I have a few HTML pages that use javascript to run sql queries etc. these html files are accessed from a share drive on the network. this works perfectly in IE6. My workplace is updating to IE8 and I now get the following warning:

"This Web site uses a data provider that may be unsafe. If you trust the Web site, click OK, otherwise click Cancel."

This is very annoying as every sql interaction results in this warning.

I have spent a lot of time researching and the solution seems to be that I need to add the site to my trusted sites list. However, I am unable to do so due to group policy disabling access to IE settings, and my IT department says that they will not alter the trusted sites list.

Are there any other options?

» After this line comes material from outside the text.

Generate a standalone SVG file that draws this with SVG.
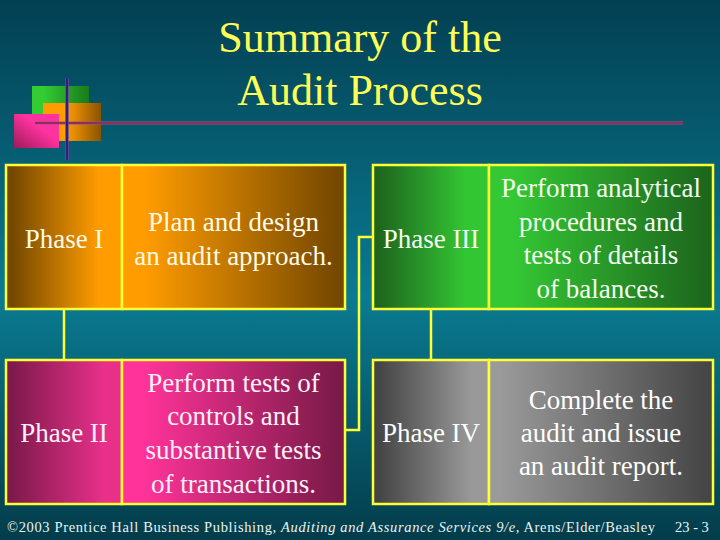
<svg xmlns="http://www.w3.org/2000/svg" width="720" height="540" viewBox="0 0 720 540" font-family="'Liberation Serif', serif">
<defs>
<linearGradient id="bg" x1="0" y1="0" x2="0" y2="1">
<stop offset="0" stop-color="#033f52"/>
<stop offset="0.55" stop-color="#0a7b91"/>
<stop offset="1" stop-color="#033c4a"/>
</linearGradient>
<linearGradient id="oL" x1="0" y1="0" x2="1" y2="0"><stop offset="0.05" stop-color="#744800"/><stop offset="0.8" stop-color="#ff9c00"/></linearGradient>
<linearGradient id="oR" x1="0" y1="0" x2="1" y2="0"><stop offset="0.1" stop-color="#ff9c00"/><stop offset="0.97" stop-color="#744800"/></linearGradient>
<linearGradient id="pL" x1="0" y1="0" x2="1" y2="0"><stop offset="0.05" stop-color="#7e1a4c"/><stop offset="0.85" stop-color="#e8308a"/></linearGradient>
<linearGradient id="pR" x1="0" y1="0" x2="1" y2="0"><stop offset="0.1" stop-color="#ff3399"/><stop offset="0.97" stop-color="#7a1a48"/></linearGradient>
<linearGradient id="gL" x1="0" y1="0" x2="1" y2="0"><stop offset="0.05" stop-color="#1e661e"/><stop offset="0.8" stop-color="#33c633"/></linearGradient>
<linearGradient id="gR" x1="0" y1="0" x2="1" y2="0"><stop offset="0.1" stop-color="#34c834"/><stop offset="0.97" stop-color="#1d661d"/></linearGradient>
<linearGradient id="yL" x1="0" y1="0" x2="1" y2="0"><stop offset="0.05" stop-color="#454545"/><stop offset="0.85" stop-color="#999999"/></linearGradient>
<linearGradient id="yR" x1="0" y1="0" x2="1" y2="0"><stop offset="0.05" stop-color="#9a9a9a"/><stop offset="0.97" stop-color="#464646"/></linearGradient>
<linearGradient id="sqG" x1="0" y1="0" x2="1" y2="0"><stop offset="0.2" stop-color="#33cc33"/><stop offset="1" stop-color="#1a7a1a"/></linearGradient>
<linearGradient id="sqO" x1="0" y1="0" x2="1" y2="0"><stop offset="0.4" stop-color="#ff9c00"/><stop offset="1" stop-color="#8a5400"/></linearGradient>
<linearGradient id="sqP" x1="0" y1="1" x2="1" y2="0"><stop offset="0" stop-color="#a01a5a"/><stop offset="0.6" stop-color="#ff33a0"/></linearGradient>
</defs>
<style>
text{font-family:'Liberation Serif',serif}
.t{text-anchor:middle}
.title{font-size:44px;fill:#ffff55}
.b{font-size:27px}
.cell{stroke:#ffff33;stroke-width:2.5}
.conn{fill:none;stroke:#ffff33;stroke-width:2.5}
.foot{font-size:14.5px;fill:#e8f4f4}
</style>
<rect x="0" y="0" width="720" height="540" fill="url(#bg)"/>

<g id="logo">
<rect x="32" y="86" width="57" height="30" fill="url(#sqG)"/>
<rect x="43" y="103" width="58" height="38" fill="url(#sqO)"/>
<rect x="14" y="114" width="45" height="34" fill="url(#sqP)"/>
<line x1="35" y1="123" x2="683" y2="123" stroke="#b04a80" stroke-width="3"/>
<line x1="35" y1="123" x2="683" y2="123" stroke="#5a1a40" stroke-width="1.2"/>
<line x1="67" y1="78" x2="67" y2="160" stroke="#6a4a9a" stroke-width="3.5"/>
<line x1="67" y1="78" x2="67" y2="160" stroke="#2a1a80" stroke-width="1.8"/>
</g>

<g id="title">
<text class="t title" x="360" y="52">Summary of the</text>
<text class="t title" x="360" y="105">Audit Process</text>
</g>

<g id="connectors">
<line class="conn" x1="64" y1="309" x2="64" y2="360"/>
<polyline class="conn" points="345,430 359,430 359,237 373,237"/>
<line class="conn" x1="431" y1="309" x2="431" y2="360"/>
</g>

<g id="phase1">
<rect class="cell" x="6" y="165" width="116" height="144" fill="url(#oL)"/>
<rect class="cell" x="122" y="165" width="223" height="144" fill="url(#oR)"/>
<text class="t b" x="64" y="248" fill="#fffbe6">Phase I</text>
<text class="t b" fill="#fffbe6"><tspan x="233.5" y="231">Plan and design</tspan><tspan x="233.5" y="265">an audit approach.</tspan></text>
</g>

<g id="phase2">
<rect class="cell" x="6" y="360" width="116" height="144" fill="url(#pL)"/>
<rect class="cell" x="122" y="360" width="223" height="144" fill="url(#pR)"/>
<text class="t b" x="64" y="442" fill="#fff0fa">Phase II</text>
<text class="t b" fill="#fff0fa"><tspan x="233.5" y="392">Perform tests of</tspan><tspan x="233.5" y="425">controls and</tspan><tspan x="233.5" y="459">substantive tests</tspan><tspan x="233.5" y="493">of transactions.</tspan></text>
</g>

<g id="phase3">
<rect class="cell" x="373" y="165" width="116" height="144" fill="url(#gL)"/>
<rect class="cell" x="489" y="165" width="224" height="144" fill="url(#gR)"/>
<text class="t b" x="431" y="248" fill="#f4fff0">Phase III</text>
<text class="t b" fill="#f4fff0"><tspan x="601" y="197">Perform analytical</tspan><tspan x="601" y="231">procedures and</tspan><tspan x="601" y="264">tests of details</tspan><tspan x="601" y="298">of balances.</tspan></text>
</g>

<g id="phase4">
<rect class="cell" x="373" y="360" width="116" height="144" fill="url(#yL)"/>
<rect class="cell" x="489" y="360" width="224" height="144" fill="url(#yR)"/>
<text class="t b" x="431" y="442" fill="#ffffff">Phase IV</text>
<text class="t b" fill="#ffffff"><tspan x="601" y="409">Complete the</tspan><tspan x="601" y="442">audit and issue</tspan><tspan x="601" y="475">an audit report.</tspan></text>
</g>

<g id="footer">
<text class="foot" x="7" y="532" textLength="648" lengthAdjust="spacing">©2003 Prentice Hall Business Publishing, <tspan font-style="italic">Auditing and Assurance Services 9/e,</tspan> Arens/Elder/Beasley</text>
<text class="foot" x="675" y="532">23 - 3</text>
</g>
</svg>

If I could somehow get a trusted certificate would that help? I have also researched other ways to try and run sql without javascript and without a web server but I didnt have much luck.

2

2 Answers

1
votes

you're getting the cross-domain alert because your accessing data on a different server. you can put them on the same server and that should fix your problem.'

regardless, and i mean this with all sincerity, you need to get up with your it department and have a little heart-to-heart; they're going to be wary of you and most likely dissmissive...do not let them dissuade you. be polite but be just as stubborn. and if you really want to be a dick about it, when they're up on their high horse telling you nay, you should question their expertise...particularly with user-agents. if they're converting from ie6 in 2012....there's no situation they can describe that makes that acceptable. i'm assuming your intranet was built specifically for ie6 and that'll be their main excuse.....dude ie7 came out in 2007. their excuse is five years old. furthermore....it's still weak sauce.

you and all of your coworkers can enjoy chrome if you add chrome frame to your installation. look it up. wow your it department.

lastly....you're a developer that is not allowed to choose browser, and the browser they grant you access to isn't even fully functional? a)Quit b)Quit c)Quit

0
votes

Albert already talked you through it (and how right he is). Otherwise a solution could be to put a pass through server (somewhere in your network) between the client and database, e.g. using node.js with an odbc library like node-tds or tedious.